Note that this supports recursive calling. A rule can call itself. A first rule can call a second rule which calls the first rule.
The main reason this works is that when a rule "calls" another rule, it doesn't actually CONTAIN the rule. A rule is actually made up of a perl array.
my $rule1=[ [ 'lit', 'a' ], [ 'lit', 'b' ], ];
If a rule "calls" itself, it simply points to the name of the rule its calling:
my $rule1=[ [ 'lit', 'a' ], [ 'call', 'rule1' ], [ 'lit', 'b' ], ];
If a call to a rule resulted in the rule being called being expanded and embedded into the original rule, then recursive rules would explode.
my $rule1; $rule1=[ [ 'lit', 'a' ], [ 'call', $rule1 ], [ 'lit', 'b' ], ];
This would become problematic because it would want to expand itself forever (which would be grammatically correct, but explode your memory) or it would only expand one level (which would fit in memory, and be grammatically incorrect).
If a call to another rule only contains the NAME of the rule being called, then it won't explode memory.
A rule will call a rule only when it needs to, and not explode memory.
So then the only other issue that can cause a recursive rule ot explode is if a rule calls itself before matching any text in the source string.
This rule will explode when we try to match it against some text:
$rule1=[ [ 'call', 'rule1' ], [ 'lit', 'b' ], ];
The above example will break because rule1 will keep calling itself infinitely without ever matching anything.
For the above example NOT to crash, we will eventually have to upgrade the "call" method to detect whether a recursive call is taking place, and if so, check to see that at least SOME text has been consumed.

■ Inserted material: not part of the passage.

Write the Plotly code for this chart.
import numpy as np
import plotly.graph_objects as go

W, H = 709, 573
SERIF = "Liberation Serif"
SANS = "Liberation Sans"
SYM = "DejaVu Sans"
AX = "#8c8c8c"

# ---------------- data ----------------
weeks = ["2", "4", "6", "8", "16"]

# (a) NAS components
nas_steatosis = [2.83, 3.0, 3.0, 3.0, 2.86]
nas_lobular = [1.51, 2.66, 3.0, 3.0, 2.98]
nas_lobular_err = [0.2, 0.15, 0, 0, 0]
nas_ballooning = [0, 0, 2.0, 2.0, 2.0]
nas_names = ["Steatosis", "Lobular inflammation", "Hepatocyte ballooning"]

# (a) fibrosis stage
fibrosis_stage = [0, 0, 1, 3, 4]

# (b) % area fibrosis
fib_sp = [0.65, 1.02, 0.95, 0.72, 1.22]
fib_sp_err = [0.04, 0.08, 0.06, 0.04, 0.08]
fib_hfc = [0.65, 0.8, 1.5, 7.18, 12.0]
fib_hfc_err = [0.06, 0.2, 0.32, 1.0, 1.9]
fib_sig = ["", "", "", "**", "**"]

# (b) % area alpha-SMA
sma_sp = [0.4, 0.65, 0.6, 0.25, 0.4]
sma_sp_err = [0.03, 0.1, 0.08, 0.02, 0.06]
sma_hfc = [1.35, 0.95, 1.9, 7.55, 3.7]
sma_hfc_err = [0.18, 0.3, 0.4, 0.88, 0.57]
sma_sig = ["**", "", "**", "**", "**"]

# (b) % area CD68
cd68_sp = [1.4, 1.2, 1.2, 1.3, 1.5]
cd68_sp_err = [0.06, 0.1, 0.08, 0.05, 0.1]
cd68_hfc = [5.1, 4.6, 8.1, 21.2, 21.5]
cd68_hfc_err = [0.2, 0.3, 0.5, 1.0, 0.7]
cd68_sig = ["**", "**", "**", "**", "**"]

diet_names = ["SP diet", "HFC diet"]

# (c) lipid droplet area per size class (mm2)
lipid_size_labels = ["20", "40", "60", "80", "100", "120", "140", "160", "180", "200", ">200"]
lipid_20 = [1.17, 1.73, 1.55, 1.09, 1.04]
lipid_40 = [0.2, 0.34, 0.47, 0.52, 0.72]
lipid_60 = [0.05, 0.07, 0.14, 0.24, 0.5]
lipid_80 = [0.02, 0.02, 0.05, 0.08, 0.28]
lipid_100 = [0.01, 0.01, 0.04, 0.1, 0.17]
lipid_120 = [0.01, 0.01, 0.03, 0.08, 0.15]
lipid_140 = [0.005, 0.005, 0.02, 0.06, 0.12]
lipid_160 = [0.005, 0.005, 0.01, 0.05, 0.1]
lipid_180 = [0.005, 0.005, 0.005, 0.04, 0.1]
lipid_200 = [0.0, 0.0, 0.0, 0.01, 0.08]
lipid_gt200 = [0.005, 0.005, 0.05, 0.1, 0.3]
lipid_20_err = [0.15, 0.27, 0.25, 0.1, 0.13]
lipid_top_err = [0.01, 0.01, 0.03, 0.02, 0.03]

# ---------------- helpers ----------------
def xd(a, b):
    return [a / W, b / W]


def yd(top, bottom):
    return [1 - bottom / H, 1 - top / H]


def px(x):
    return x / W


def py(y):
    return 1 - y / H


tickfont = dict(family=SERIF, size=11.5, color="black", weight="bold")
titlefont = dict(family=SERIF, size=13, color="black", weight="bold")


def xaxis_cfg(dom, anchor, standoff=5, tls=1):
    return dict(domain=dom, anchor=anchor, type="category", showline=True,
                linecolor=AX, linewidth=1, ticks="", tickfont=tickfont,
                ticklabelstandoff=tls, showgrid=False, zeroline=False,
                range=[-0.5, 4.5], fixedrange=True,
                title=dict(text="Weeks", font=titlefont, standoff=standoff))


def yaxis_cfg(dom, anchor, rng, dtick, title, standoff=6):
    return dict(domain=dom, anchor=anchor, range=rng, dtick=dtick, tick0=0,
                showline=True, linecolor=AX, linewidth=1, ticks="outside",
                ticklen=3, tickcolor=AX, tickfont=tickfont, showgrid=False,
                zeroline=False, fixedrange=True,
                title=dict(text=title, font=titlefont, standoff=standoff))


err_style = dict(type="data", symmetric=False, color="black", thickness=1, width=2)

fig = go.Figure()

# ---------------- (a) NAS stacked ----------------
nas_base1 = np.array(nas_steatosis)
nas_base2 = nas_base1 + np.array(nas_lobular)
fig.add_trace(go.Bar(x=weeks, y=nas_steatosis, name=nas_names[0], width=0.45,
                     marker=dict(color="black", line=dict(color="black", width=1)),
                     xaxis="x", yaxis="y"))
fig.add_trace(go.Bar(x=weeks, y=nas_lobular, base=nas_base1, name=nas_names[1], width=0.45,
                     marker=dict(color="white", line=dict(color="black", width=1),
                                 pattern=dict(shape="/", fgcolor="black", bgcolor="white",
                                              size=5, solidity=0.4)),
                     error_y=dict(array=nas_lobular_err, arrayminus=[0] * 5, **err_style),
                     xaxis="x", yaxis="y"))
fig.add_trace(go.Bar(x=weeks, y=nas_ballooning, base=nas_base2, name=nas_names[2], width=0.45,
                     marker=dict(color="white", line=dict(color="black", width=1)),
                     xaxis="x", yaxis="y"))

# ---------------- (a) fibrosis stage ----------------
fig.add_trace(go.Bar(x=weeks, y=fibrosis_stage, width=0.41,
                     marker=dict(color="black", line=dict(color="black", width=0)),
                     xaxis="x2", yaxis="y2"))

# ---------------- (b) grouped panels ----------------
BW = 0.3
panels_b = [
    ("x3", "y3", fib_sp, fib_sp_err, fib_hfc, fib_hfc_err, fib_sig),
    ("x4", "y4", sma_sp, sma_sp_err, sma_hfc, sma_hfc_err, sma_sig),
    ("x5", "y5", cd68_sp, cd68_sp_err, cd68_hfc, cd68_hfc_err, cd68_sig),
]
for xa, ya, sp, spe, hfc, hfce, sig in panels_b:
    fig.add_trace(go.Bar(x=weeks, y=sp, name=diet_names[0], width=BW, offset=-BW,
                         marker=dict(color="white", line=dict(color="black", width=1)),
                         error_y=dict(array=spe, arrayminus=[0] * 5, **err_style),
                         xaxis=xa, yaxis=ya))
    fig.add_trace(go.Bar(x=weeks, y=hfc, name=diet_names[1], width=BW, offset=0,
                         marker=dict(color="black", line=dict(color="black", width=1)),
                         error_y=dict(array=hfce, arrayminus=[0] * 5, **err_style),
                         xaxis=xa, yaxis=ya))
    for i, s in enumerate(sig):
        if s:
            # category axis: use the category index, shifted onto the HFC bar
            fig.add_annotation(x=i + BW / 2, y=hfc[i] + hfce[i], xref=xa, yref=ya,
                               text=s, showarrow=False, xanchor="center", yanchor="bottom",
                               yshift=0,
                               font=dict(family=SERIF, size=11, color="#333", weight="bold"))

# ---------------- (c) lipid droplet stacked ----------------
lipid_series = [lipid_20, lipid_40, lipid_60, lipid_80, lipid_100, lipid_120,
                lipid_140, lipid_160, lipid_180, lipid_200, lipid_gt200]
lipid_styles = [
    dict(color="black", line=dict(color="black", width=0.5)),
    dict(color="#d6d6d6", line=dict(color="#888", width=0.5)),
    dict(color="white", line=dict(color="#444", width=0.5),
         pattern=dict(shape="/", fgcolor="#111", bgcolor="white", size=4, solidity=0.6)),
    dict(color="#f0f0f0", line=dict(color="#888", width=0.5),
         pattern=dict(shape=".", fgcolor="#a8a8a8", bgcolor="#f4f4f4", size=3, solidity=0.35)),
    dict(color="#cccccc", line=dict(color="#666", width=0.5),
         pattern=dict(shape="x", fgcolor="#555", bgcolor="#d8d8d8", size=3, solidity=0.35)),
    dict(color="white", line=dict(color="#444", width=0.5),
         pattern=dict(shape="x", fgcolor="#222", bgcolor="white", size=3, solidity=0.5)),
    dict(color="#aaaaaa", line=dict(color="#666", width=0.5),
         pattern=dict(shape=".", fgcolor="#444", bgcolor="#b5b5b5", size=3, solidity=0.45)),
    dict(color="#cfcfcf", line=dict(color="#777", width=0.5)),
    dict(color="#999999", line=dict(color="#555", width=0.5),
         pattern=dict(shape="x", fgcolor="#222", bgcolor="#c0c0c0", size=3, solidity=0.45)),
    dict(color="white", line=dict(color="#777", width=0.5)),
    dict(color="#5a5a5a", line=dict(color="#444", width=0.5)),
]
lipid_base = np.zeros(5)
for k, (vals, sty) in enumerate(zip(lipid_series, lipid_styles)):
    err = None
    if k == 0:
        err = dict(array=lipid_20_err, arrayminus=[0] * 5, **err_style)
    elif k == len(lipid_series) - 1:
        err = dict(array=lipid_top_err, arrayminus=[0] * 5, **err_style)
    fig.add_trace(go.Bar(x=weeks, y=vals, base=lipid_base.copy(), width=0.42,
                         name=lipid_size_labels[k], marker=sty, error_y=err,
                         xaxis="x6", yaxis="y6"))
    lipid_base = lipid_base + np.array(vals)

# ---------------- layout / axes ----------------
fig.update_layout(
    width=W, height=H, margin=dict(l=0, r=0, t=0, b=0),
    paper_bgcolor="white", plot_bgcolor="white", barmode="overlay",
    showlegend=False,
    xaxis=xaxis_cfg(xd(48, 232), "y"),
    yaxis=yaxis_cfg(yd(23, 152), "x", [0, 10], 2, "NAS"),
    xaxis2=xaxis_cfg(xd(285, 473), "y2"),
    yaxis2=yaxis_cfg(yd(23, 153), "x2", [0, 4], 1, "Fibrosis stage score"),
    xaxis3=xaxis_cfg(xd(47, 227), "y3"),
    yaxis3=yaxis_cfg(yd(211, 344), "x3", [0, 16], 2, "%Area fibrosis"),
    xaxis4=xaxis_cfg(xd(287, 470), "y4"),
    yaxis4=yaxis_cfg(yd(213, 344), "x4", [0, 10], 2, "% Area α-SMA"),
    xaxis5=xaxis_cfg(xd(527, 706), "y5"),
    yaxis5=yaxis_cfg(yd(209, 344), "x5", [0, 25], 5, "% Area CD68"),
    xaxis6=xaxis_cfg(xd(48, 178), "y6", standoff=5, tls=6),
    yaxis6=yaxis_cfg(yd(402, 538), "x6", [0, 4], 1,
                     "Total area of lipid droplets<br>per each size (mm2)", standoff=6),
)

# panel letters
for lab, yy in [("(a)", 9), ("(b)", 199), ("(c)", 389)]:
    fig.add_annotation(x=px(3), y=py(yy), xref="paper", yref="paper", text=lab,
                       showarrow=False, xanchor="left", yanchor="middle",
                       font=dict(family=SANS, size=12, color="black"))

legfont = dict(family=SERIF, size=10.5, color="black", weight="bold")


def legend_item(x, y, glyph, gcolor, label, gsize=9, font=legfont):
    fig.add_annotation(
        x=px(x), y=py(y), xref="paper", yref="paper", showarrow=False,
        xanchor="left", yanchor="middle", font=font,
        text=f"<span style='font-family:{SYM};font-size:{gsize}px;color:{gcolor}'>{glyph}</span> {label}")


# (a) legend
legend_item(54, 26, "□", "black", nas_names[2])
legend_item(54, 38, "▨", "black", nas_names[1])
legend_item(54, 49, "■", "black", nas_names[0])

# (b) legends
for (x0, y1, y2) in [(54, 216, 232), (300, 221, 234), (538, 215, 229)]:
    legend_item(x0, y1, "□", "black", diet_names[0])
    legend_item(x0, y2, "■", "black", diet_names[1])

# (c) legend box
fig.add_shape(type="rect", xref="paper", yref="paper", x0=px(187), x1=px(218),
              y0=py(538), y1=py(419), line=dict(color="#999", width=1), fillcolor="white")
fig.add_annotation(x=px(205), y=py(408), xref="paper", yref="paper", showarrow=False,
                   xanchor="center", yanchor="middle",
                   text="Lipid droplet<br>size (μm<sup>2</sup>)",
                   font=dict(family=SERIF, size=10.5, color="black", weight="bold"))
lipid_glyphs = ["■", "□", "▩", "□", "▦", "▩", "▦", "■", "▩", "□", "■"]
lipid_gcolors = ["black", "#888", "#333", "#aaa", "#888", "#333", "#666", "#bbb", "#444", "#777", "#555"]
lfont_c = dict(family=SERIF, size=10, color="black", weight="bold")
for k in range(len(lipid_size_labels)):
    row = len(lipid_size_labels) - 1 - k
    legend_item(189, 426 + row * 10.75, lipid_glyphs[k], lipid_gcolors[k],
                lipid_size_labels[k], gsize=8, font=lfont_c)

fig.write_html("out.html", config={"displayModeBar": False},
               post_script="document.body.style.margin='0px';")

If not, skip the call and look for an alternation or something.
For now, we can handle recurssion, but only if we match some text first:
$rule1=[ ['lit','a'], ['call', 'rule1'], ];
lit is short for literal. It is looking for the current letter object to match the letter value in $subrule.

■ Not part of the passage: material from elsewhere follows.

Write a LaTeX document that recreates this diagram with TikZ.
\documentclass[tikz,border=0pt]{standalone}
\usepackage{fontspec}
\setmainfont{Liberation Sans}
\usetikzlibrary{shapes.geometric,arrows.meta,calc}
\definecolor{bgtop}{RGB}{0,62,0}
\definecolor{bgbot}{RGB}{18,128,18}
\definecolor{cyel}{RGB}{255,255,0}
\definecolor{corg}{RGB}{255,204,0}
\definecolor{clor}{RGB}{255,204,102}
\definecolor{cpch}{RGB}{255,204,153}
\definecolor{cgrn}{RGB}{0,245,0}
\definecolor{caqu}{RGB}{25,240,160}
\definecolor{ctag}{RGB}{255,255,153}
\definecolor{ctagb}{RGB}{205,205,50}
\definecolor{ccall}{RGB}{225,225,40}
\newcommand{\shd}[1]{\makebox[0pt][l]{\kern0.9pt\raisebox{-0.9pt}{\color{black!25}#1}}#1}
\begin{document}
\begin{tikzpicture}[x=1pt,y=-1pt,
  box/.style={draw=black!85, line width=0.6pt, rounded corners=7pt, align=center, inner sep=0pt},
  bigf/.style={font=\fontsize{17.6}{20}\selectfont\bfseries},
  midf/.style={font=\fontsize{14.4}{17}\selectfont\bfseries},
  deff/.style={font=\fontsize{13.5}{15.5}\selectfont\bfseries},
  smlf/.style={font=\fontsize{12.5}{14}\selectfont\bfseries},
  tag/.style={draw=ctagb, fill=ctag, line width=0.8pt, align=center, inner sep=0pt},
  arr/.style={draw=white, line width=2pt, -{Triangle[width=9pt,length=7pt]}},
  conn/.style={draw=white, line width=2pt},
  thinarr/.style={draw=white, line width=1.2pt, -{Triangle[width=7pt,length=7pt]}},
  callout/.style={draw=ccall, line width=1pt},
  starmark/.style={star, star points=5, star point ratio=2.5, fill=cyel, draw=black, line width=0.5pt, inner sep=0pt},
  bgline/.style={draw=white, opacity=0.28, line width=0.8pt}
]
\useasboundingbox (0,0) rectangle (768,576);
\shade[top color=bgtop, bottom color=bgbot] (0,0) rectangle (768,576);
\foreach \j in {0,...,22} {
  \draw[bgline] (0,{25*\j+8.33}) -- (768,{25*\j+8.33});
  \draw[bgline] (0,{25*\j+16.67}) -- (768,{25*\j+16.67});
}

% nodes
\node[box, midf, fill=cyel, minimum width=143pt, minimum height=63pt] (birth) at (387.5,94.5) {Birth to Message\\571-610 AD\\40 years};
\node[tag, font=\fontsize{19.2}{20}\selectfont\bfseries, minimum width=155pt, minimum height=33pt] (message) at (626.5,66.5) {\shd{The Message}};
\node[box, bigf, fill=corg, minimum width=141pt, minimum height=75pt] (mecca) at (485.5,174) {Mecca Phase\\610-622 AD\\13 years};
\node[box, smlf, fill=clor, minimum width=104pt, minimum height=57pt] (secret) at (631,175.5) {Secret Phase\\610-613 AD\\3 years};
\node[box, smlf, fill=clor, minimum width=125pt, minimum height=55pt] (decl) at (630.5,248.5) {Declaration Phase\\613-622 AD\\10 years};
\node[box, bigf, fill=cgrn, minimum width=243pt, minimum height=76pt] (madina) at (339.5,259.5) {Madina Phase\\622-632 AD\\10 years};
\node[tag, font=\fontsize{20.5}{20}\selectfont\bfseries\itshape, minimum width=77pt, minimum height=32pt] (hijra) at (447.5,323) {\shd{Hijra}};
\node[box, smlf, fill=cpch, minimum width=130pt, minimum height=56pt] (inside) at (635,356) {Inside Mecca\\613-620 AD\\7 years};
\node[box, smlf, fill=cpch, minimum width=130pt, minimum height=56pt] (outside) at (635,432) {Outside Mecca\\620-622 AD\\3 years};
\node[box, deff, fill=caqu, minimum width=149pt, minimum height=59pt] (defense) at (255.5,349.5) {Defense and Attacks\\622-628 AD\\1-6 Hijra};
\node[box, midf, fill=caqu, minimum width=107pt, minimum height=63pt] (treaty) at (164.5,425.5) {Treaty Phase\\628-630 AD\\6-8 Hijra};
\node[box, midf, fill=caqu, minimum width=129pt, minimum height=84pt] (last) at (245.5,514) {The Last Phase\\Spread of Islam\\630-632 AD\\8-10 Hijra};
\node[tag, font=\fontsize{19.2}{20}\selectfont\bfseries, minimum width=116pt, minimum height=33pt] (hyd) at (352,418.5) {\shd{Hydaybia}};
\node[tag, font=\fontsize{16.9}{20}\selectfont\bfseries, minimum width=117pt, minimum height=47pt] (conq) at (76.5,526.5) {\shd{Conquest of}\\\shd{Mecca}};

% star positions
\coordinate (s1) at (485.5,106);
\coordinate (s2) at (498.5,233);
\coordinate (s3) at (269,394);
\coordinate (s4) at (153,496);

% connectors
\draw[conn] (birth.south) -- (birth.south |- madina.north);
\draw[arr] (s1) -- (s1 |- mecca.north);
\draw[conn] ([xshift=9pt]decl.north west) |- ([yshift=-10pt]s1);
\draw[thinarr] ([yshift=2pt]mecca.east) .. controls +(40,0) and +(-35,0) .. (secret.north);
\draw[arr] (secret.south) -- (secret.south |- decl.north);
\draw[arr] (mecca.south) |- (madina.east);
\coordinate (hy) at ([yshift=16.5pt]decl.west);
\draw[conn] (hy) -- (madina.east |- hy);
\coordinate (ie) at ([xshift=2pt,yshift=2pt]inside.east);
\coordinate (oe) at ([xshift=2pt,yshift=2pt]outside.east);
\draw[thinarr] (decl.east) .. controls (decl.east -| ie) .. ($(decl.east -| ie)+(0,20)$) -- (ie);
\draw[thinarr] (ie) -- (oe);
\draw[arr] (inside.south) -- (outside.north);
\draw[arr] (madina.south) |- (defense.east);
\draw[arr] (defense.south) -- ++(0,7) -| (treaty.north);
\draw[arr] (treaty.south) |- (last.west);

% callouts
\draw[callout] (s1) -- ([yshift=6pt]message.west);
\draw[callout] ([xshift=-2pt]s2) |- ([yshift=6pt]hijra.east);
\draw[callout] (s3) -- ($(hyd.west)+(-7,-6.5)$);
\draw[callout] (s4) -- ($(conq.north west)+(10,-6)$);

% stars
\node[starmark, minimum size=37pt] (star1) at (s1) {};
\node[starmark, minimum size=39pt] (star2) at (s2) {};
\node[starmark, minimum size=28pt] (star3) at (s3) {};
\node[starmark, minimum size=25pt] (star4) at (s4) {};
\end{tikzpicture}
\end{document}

my $rule1=[ [ 'lit', 'a' ], [ 'lit', 'b' ], ];
The above example is looking for 'a' followed by 'b'.
This is short for "character class". In perl regular expressions, this is represented with . The letters in the square brackets are letters in teh character class you wnat to match. For example, [aeiou] would match a character class of any single vowel.

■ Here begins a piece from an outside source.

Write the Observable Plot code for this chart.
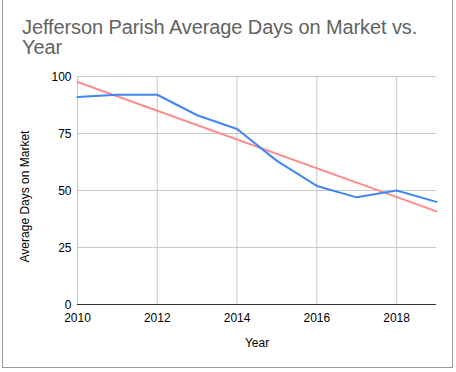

This is short for "not character class". In perl regular expressions, this is represented with [^ ]. The letters in the square brackets are letters in teh character class you do NOT want to match. For example, [^aeiou] would NOT match a character class of any single vowel. Or it WOULD match any character that is NOT a vowel.
perform a thrifty quantifier match
Note: Since we want to be able to read petabytes of streamed data, we will default to using thrifty matching. i.e. match as little as possible and move on. if we do greedy matching, then the first .* we run into will read in the entire stream (petabytes) into memory and crash the system. if it doesn't crash, it will back up until it finds amatch. We default to thrifty matching, meaning we only read in as little as possible to still find a match. This means we only read in just as much of the stream as we need to find a match. We can DO greedy matching, but it can be a problem if we're streaming massive quantities of data.
basic thrifty algorithm: try the rule at least min times. if that matches, then return and let rest of grammar try. If rest of grammar dies, then revert to min location and try matching one more time. if that passes, then return and let rest of grammar try. if rest of grammar dies, then revert to min+1 location and try another rule.
keep doing this until you reach "max" number of matches. if that doesn't make things happy, then quantifier dies and the expression fails.
rule1 : 'a' rule2 'b'
rule2 : 'c' d+ rule3 e+
rule3 : f g+ rule4 h
rule4 : i*
basic greedy algorithm. try the rule max times. if not even zero match, die. at the end of every match, record the letter location of that specific match.
return and let rest of grammar try. if rest of grammar dies, then revert to max-1 location, and try another rule. return and let rest of grammar try. if rest of grammar dies, then revert to max-2 location and try another rule.
keep doing this until you reach "min" number of matches. we can't find a match even at "min", then quantifier dies and the expression fails.